— WHAT IS ASKED —
Leave out any picture and return the remaining listing below exactly as given.
-- Start COLLECTED DATA --
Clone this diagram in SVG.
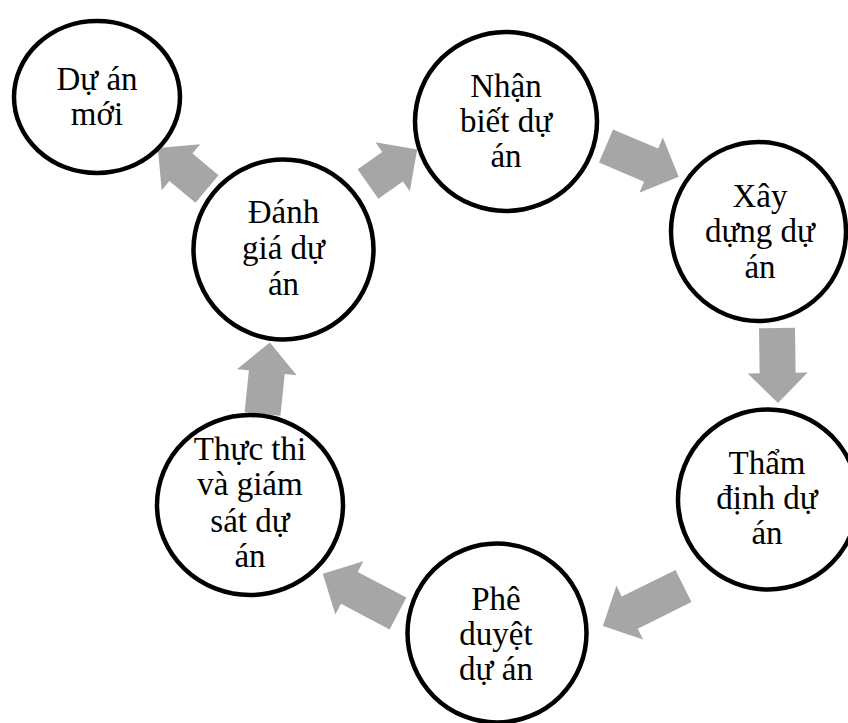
<svg xmlns="http://www.w3.org/2000/svg" width="848" height="723" viewBox="0 0 848 723">
<style>
.node{fill:#ffffff;stroke:#000000;stroke-width:4.5}
.arr{fill:#A6A6A6;stroke:none}
.lbl{font-size:33px;fill:#000000;text-anchor:middle}
</style>
<rect width="848" height="723" fill="#ffffff"/>
<g id="connectors">
<path class="arr" transform="translate(207,189) rotate(-140.1)" d="M0,-18 H34 V-30 L64,0 L34,30 V18 H0 Z"/>
<path class="arr" transform="translate(368,184) rotate(-35)" d="M0,-18 H30 V-30 L60,0 L30,30 V18 H0 Z"/>
<path class="arr" transform="translate(606,146) rotate(23)" d="M0,-18 H49 V-30 L79,0 L49,30 V18 H0 Z"/>
<path class="arr" transform="translate(777,328) rotate(89.2)" d="M0,-18 H45 V-30 L75,0 L45,30 V18 H0 Z"/>
<path class="arr" transform="translate(683.5,586) rotate(153.6)" d="M0,-18 H60 V-30 L90,0 L60,30 V18 H0 Z"/>
<path class="arr" transform="translate(398,613.5) rotate(-152.2)" d="M0,-18 H55 V-30 L85,0 L55,30 V18 H0 Z"/>
<path class="arr" transform="translate(262.5,414) rotate(-84.1)" d="M0,-18 H42 V-30 L72,0 L42,30 V18 H0 Z"/>
</g>
<g font-family="Liberation Serif, serif">
<g id="node-du-an-moi">
<ellipse class="node" cx="97" cy="97" rx="83" ry="76"/>
<text class="lbl" x="97" y="90">Dự án</text>
<text class="lbl" x="97" y="125">mới</text>
</g>
<g id="node-danh-gia">
<circle class="node" cx="283.5" cy="249.5" r="90"/>
<text class="lbl" x="283.5" y="223">Đánh</text>
<text class="lbl" x="283.5" y="259">giá dự</text>
<text class="lbl" x="283.5" y="295">án</text>
</g>
<g id="node-nhan-biet">
<ellipse class="node" cx="506" cy="121.5" rx="91" ry="89.5"/>
<text class="lbl" x="506" y="97">Nhận</text>
<text class="lbl" x="506" y="132">biết dự</text>
<text class="lbl" x="506" y="167">án</text>
</g>
<g id="node-xay-dung">
<ellipse class="node" cx="758.5" cy="231.5" rx="87.5" ry="89.5"/>
<text class="lbl" x="760" y="207">Xây</text>
<text class="lbl" x="760" y="242">dựng dự</text>
<text class="lbl" x="760" y="278">án</text>
</g>
<g id="node-tham-dinh">
<circle class="node" cx="768" cy="499.5" r="90"/>
<text class="lbl" x="767" y="474">Thẩm</text>
<text class="lbl" x="767" y="509">định dự</text>
<text class="lbl" x="767" y="544">án</text>
</g>
<g id="node-phe-duyet">
<circle class="node" cx="497" cy="633" r="89.5"/>
<text class="lbl" x="496" y="610">Phê</text>
<text class="lbl" x="496" y="645">duyệt</text>
<text class="lbl" x="496" y="680">dự án</text>
</g>
<g id="node-thuc-thi">
<ellipse class="node" cx="250" cy="505" rx="93" ry="90"/>
<text class="lbl" x="250" y="460">Thực thi</text>
<text class="lbl" x="250" y="495">và giám</text>
<text class="lbl" x="250" y="532">sát dự</text>
<text class="lbl" x="250" y="567">án</text>
</g>
</g>
</svg>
-- End COLLECTED DATA --
— RESPONSE TO THIS TASK —
Clone this diagram in SVG.
<svg xmlns="http://www.w3.org/2000/svg" width="848" height="723" viewBox="0 0 848 723">
<style>
.node{fill:#ffffff;stroke:#000000;stroke-width:4.5}
.arr{fill:#A6A6A6;stroke:none}
.lbl{font-size:33px;fill:#000000;text-anchor:middle}
</style>
<rect width="848" height="723" fill="#ffffff"/>
<g id="connectors">
<path class="arr" transform="translate(207,189) rotate(-140.1)" d="M0,-18 H34 V-30 L64,0 L34,30 V18 H0 Z"/>
<path class="arr" transform="translate(368,184) rotate(-35)" d="M0,-18 H30 V-30 L60,0 L30,30 V18 H0 Z"/>
<path class="arr" transform="translate(606,146) rotate(23)" d="M0,-18 H49 V-30 L79,0 L49,30 V18 H0 Z"/>
<path class="arr" transform="translate(777,328) rotate(89.2)" d="M0,-18 H45 V-30 L75,0 L45,30 V18 H0 Z"/>
<path class="arr" transform="translate(683.5,586) rotate(153.6)" d="M0,-18 H60 V-30 L90,0 L60,30 V18 H0 Z"/>
<path class="arr" transform="translate(398,613.5) rotate(-152.2)" d="M0,-18 H55 V-30 L85,0 L55,30 V18 H0 Z"/>
<path class="arr" transform="translate(262.5,414) rotate(-84.1)" d="M0,-18 H42 V-30 L72,0 L42,30 V18 H0 Z"/>
</g>
<g font-family="Liberation Serif, serif">
<g id="node-du-an-moi">
<ellipse class="node" cx="97" cy="97" rx="83" ry="76"/>
<text class="lbl" x="97" y="90">Dự án</text>
<text class="lbl" x="97" y="125">mới</text>
</g>
<g id="node-danh-gia">
<circle class="node" cx="283.5" cy="249.5" r="90"/>
<text class="lbl" x="283.5" y="223">Đánh</text>
<text class="lbl" x="283.5" y="259">giá dự</text>
<text class="lbl" x="283.5" y="295">án</text>
</g>
<g id="node-nhan-biet">
<ellipse class="node" cx="506" cy="121.5" rx="91" ry="89.5"/>
<text class="lbl" x="506" y="97">Nhận</text>
<text class="lbl" x="506" y="132">biết dự</text>
<text class="lbl" x="506" y="167">án</text>
</g>
<g id="node-xay-dung">
<ellipse class="node" cx="758.5" cy="231.5" rx="87.5" ry="89.5"/>
<text class="lbl" x="760" y="207">Xây</text>
<text class="lbl" x="760" y="242">dựng dự</text>
<text class="lbl" x="760" y="278">án</text>
</g>
<g id="node-tham-dinh">
<circle class="node" cx="768" cy="499.5" r="90"/>
<text class="lbl" x="767" y="474">Thẩm</text>
<text class="lbl" x="767" y="509">định dự</text>
<text class="lbl" x="767" y="544">án</text>
</g>
<g id="node-phe-duyet">
<circle class="node" cx="497" cy="633" r="89.5"/>
<text class="lbl" x="496" y="610">Phê</text>
<text class="lbl" x="496" y="645">duyệt</text>
<text class="lbl" x="496" y="680">dự án</text>
</g>
<g id="node-thuc-thi">
<ellipse class="node" cx="250" cy="505" rx="93" ry="90"/>
<text class="lbl" x="250" y="460">Thực thi</text>
<text class="lbl" x="250" y="495">và giám</text>
<text class="lbl" x="250" y="532">sát dự</text>
<text class="lbl" x="250" y="567">án</text>
</g>
</g>
</svg>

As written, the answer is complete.